▸ Source material
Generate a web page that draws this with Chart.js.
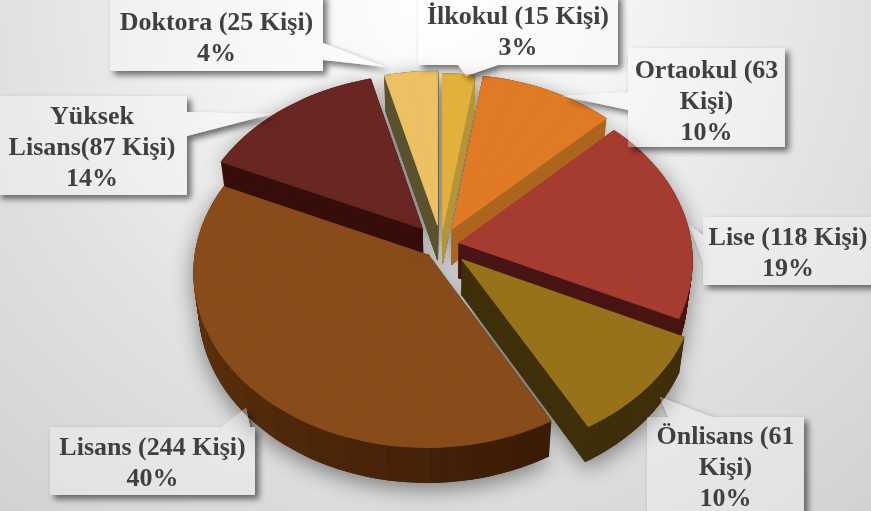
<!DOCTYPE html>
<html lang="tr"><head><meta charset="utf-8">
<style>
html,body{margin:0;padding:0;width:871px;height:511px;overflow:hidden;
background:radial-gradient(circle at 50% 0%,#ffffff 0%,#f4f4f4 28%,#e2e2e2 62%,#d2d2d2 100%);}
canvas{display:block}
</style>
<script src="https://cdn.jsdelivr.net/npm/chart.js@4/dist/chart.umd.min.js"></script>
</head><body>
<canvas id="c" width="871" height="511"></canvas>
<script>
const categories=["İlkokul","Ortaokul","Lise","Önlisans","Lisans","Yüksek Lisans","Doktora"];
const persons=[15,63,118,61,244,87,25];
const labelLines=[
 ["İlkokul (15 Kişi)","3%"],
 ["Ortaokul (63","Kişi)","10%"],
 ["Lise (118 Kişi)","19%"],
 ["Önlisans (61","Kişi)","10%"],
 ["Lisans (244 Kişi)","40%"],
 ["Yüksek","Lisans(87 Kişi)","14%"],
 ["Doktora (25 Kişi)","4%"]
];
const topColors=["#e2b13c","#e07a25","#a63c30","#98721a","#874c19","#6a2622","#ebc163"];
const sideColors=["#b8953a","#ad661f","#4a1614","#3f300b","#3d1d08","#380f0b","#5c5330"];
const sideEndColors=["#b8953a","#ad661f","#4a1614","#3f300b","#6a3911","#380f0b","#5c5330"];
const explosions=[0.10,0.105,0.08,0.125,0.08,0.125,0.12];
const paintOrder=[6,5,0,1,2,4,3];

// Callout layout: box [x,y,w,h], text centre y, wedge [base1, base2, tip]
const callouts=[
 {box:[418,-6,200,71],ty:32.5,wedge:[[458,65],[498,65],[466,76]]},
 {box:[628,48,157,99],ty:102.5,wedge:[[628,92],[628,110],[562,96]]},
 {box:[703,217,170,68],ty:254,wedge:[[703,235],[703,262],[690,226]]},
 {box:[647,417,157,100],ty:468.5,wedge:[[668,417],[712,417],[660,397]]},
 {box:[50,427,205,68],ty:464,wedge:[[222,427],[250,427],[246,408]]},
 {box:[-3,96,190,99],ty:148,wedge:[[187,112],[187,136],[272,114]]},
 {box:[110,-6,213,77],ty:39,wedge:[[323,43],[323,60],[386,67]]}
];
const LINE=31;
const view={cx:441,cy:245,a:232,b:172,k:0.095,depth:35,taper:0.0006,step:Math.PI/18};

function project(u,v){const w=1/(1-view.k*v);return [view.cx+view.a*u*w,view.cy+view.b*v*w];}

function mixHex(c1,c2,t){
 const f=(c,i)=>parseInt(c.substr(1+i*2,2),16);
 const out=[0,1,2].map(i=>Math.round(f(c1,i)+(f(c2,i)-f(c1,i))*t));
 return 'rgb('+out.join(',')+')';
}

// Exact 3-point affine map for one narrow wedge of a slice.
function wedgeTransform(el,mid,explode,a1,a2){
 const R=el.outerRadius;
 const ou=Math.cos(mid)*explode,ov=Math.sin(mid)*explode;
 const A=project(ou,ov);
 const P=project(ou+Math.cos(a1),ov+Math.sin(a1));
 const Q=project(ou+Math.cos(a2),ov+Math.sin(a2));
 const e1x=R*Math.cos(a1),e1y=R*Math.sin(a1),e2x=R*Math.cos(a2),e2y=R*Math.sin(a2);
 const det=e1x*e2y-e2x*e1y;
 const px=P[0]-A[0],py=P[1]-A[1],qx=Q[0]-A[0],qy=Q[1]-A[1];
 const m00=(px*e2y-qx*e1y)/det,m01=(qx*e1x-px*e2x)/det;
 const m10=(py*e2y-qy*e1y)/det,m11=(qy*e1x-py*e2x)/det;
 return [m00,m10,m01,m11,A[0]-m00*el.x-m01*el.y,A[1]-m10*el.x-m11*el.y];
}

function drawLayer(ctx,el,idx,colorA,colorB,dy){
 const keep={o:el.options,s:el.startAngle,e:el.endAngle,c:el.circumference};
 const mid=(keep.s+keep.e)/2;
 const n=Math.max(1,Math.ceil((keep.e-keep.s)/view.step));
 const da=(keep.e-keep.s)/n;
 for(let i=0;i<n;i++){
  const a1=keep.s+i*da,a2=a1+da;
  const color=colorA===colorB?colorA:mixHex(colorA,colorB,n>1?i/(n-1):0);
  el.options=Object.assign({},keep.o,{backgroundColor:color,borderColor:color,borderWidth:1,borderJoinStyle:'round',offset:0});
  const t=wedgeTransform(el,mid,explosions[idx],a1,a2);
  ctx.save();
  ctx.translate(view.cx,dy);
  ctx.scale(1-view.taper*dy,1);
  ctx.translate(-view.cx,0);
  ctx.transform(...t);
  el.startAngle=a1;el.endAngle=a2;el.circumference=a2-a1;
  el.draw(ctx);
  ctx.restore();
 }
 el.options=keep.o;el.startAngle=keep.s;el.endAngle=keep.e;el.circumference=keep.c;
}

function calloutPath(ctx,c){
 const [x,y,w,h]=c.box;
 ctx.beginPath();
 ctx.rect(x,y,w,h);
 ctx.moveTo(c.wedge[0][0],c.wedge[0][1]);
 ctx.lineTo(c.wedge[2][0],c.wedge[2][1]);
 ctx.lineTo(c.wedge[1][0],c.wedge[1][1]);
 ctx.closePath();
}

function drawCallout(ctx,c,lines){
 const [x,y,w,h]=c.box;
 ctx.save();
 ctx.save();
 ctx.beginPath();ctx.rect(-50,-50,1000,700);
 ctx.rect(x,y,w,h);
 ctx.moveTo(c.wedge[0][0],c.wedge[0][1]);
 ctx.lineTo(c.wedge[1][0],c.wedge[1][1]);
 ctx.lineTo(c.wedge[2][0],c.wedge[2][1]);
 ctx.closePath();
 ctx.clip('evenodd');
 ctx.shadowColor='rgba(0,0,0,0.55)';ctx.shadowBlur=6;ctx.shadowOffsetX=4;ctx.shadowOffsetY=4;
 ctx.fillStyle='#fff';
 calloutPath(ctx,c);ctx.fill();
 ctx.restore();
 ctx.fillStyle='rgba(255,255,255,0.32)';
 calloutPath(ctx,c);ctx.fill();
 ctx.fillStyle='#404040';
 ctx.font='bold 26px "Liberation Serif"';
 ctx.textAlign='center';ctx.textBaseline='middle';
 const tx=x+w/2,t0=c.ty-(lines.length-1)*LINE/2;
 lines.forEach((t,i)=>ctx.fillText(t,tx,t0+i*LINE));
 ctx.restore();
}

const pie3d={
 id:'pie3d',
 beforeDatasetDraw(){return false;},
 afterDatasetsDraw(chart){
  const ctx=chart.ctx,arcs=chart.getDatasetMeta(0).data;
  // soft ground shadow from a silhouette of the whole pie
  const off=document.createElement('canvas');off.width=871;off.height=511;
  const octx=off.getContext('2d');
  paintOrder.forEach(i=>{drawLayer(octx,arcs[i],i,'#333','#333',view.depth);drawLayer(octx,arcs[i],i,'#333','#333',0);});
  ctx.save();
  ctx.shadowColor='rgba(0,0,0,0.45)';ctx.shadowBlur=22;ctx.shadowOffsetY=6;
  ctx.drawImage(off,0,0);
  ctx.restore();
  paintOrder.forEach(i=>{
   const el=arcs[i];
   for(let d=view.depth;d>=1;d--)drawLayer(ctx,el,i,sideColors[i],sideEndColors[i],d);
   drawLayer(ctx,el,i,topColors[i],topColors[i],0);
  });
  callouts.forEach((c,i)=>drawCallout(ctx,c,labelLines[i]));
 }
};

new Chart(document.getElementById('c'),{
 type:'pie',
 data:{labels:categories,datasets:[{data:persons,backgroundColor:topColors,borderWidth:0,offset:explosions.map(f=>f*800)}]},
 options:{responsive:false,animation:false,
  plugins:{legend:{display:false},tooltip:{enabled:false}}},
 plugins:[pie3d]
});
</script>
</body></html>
---
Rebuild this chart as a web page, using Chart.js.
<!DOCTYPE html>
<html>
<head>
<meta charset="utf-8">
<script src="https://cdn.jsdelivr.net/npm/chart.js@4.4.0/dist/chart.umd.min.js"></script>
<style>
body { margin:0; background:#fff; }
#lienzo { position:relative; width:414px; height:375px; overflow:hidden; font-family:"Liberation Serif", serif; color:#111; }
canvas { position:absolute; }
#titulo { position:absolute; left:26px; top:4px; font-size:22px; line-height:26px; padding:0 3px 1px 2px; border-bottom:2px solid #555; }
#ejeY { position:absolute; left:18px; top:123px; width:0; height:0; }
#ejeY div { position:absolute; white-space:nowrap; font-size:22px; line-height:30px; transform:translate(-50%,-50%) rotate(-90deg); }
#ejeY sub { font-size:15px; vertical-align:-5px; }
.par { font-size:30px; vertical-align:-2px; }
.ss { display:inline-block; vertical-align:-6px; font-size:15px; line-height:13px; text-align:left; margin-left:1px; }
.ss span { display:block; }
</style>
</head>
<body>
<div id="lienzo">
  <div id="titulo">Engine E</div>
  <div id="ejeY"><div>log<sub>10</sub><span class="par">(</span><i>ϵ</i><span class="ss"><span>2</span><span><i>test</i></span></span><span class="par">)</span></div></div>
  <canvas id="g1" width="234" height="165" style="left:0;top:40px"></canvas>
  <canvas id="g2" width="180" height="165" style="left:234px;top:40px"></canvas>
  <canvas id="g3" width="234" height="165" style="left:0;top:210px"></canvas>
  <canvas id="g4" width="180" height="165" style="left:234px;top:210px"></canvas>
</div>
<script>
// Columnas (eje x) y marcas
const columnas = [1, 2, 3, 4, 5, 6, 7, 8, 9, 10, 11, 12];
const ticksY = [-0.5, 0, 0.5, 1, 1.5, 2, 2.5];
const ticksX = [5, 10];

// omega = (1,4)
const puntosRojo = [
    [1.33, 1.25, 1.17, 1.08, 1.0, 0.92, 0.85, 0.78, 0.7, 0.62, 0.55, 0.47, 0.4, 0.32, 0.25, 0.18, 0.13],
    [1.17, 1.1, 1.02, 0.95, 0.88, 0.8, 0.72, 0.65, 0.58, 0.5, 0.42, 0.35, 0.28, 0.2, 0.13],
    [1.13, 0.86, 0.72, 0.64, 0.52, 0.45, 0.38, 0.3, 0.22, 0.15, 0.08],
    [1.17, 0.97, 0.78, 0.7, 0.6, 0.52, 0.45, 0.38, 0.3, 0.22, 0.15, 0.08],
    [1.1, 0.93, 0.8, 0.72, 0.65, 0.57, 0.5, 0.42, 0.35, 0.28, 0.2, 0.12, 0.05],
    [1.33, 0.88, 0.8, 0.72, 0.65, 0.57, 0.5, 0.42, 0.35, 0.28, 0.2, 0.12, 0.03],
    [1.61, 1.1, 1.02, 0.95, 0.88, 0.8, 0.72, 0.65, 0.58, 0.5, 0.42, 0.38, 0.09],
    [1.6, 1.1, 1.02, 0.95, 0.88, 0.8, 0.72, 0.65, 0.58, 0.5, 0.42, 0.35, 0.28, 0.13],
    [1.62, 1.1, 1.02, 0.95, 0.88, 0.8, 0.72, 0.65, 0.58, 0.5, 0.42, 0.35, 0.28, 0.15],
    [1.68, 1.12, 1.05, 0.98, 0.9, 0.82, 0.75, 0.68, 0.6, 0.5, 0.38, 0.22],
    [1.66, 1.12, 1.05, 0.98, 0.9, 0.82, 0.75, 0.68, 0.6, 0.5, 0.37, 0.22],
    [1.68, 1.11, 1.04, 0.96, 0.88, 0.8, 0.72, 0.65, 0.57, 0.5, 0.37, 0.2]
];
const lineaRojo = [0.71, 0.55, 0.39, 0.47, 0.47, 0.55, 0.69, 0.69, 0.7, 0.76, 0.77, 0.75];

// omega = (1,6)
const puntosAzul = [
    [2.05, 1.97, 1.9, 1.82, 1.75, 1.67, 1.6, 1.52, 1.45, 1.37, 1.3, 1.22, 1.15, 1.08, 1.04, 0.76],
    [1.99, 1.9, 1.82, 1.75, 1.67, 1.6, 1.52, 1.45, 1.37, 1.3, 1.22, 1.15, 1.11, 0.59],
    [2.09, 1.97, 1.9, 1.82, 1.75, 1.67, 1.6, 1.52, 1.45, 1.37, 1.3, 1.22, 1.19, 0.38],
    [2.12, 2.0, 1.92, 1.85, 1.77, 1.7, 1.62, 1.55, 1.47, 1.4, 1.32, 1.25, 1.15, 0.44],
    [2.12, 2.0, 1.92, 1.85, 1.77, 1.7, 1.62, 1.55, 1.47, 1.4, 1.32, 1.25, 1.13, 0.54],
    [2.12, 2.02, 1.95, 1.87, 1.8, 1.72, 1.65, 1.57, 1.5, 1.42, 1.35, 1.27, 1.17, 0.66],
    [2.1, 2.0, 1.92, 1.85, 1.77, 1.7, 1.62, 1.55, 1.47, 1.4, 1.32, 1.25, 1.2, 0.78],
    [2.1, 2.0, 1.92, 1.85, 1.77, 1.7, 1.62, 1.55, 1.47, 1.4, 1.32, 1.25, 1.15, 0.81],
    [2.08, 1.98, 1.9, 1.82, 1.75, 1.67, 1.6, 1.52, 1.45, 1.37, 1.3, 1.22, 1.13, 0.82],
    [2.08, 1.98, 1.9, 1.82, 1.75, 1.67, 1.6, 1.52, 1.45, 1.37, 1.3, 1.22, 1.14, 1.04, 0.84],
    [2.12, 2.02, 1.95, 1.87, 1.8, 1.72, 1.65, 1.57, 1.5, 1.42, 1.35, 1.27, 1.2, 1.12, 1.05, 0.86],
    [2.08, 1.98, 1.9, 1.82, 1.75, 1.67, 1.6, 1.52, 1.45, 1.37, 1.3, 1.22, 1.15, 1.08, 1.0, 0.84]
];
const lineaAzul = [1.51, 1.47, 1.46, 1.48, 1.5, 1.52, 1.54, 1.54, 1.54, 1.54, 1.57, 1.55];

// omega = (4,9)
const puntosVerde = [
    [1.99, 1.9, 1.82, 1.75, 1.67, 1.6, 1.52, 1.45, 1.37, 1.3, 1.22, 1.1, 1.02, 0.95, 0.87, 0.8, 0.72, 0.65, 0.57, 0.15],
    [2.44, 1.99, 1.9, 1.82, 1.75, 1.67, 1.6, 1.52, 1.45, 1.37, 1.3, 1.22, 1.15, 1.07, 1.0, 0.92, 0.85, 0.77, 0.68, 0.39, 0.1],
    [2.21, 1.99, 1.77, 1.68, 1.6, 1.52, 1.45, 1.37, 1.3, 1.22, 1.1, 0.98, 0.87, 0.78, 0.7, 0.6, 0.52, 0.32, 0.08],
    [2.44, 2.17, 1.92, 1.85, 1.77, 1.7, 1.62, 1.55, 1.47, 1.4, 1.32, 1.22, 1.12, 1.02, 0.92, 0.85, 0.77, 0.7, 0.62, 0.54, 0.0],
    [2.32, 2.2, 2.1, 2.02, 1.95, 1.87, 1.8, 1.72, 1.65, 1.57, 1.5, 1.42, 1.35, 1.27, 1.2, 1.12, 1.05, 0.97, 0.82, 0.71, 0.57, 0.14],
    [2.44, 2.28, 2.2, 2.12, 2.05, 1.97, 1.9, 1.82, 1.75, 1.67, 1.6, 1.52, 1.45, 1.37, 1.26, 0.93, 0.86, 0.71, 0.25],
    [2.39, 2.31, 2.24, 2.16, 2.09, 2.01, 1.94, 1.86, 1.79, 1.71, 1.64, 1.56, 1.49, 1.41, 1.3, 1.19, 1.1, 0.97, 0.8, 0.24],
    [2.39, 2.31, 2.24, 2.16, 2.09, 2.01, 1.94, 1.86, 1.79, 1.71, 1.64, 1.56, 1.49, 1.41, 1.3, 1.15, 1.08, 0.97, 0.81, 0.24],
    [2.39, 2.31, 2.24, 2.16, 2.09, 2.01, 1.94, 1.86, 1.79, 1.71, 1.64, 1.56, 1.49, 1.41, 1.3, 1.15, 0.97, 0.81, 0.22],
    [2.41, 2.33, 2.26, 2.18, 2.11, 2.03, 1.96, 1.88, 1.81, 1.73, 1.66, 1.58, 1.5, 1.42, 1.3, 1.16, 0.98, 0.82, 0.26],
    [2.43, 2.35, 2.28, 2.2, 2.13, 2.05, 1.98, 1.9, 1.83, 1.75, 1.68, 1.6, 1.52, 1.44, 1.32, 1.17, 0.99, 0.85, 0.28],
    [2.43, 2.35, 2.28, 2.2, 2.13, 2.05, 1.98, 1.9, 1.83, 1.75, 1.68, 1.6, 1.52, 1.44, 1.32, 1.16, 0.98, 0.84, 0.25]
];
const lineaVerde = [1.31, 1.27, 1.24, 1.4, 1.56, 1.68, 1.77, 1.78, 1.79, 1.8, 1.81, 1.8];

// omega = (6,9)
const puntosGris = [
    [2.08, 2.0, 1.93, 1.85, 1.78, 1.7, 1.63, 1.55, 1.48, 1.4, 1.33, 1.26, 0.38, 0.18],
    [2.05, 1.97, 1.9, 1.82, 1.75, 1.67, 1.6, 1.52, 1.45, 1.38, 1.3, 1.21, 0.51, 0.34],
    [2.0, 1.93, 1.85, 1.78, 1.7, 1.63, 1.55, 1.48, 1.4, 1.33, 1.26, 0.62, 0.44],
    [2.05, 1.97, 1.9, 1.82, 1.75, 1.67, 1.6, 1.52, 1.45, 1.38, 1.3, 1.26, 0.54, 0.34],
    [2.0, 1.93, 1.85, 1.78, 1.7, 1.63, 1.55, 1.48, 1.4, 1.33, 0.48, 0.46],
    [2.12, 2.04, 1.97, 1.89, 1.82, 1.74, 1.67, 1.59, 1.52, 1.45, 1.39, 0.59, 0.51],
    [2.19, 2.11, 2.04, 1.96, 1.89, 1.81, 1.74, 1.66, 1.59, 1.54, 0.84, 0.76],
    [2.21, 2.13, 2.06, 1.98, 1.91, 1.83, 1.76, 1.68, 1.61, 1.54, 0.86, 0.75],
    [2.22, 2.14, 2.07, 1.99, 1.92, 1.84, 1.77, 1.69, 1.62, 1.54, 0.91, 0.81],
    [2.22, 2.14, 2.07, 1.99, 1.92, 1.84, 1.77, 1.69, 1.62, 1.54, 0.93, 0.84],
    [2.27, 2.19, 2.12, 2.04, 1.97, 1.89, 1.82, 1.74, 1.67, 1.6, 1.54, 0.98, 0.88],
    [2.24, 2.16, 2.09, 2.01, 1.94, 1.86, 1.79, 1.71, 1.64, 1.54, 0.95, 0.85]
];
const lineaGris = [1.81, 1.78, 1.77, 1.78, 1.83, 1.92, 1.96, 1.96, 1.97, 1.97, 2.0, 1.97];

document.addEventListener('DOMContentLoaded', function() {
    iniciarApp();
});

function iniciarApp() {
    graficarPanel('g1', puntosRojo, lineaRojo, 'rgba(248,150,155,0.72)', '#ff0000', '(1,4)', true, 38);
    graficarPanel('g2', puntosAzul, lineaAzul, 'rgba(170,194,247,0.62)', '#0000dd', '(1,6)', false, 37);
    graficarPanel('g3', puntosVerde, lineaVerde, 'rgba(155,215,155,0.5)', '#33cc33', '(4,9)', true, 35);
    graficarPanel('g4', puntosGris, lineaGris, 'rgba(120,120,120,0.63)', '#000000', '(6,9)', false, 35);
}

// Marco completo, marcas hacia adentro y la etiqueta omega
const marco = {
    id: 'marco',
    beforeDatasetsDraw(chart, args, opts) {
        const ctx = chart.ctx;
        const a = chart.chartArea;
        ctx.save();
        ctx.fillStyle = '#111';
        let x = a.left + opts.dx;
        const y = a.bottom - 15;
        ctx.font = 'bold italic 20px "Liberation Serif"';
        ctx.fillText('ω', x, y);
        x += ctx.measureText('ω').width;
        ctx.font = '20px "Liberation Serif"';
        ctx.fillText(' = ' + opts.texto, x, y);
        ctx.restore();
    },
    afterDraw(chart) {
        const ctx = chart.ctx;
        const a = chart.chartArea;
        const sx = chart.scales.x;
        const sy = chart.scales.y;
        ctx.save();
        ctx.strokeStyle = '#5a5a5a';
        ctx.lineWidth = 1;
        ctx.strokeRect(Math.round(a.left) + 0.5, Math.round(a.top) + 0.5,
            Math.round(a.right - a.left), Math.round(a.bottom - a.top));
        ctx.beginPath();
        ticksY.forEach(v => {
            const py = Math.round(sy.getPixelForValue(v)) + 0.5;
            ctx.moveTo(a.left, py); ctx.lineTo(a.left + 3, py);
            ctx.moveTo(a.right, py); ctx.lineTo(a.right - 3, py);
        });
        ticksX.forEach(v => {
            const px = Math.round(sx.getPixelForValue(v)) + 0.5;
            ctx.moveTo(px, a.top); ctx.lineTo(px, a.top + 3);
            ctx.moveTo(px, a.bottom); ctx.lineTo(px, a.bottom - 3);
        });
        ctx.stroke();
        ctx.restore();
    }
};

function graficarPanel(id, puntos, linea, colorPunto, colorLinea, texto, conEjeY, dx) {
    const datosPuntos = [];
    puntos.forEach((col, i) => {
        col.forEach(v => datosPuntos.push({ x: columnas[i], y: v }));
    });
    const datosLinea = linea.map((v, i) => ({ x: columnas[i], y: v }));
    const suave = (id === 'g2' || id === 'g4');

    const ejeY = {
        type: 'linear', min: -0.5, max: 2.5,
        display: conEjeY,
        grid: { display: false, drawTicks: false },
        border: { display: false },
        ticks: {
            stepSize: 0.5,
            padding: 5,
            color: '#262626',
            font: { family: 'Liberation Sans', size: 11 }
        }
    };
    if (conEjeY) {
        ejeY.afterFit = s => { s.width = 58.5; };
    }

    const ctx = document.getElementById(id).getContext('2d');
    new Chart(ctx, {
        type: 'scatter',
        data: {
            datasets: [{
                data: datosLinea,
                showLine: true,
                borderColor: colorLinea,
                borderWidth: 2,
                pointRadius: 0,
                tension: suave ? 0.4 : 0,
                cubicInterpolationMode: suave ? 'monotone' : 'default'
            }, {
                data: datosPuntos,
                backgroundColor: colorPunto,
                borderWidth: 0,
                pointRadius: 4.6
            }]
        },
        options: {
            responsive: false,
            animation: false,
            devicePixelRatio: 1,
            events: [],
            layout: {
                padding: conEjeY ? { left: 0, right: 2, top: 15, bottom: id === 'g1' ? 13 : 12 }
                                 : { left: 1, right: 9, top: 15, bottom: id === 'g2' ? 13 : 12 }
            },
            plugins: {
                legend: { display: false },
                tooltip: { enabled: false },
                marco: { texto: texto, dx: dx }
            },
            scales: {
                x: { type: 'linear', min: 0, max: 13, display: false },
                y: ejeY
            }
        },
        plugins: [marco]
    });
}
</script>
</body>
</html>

▸ Requirement
Gather each line that holds "this".

▸ Response
Generate a web page that draws this with Chart.js.
Rebuild this chart as a web page, using Chart.js.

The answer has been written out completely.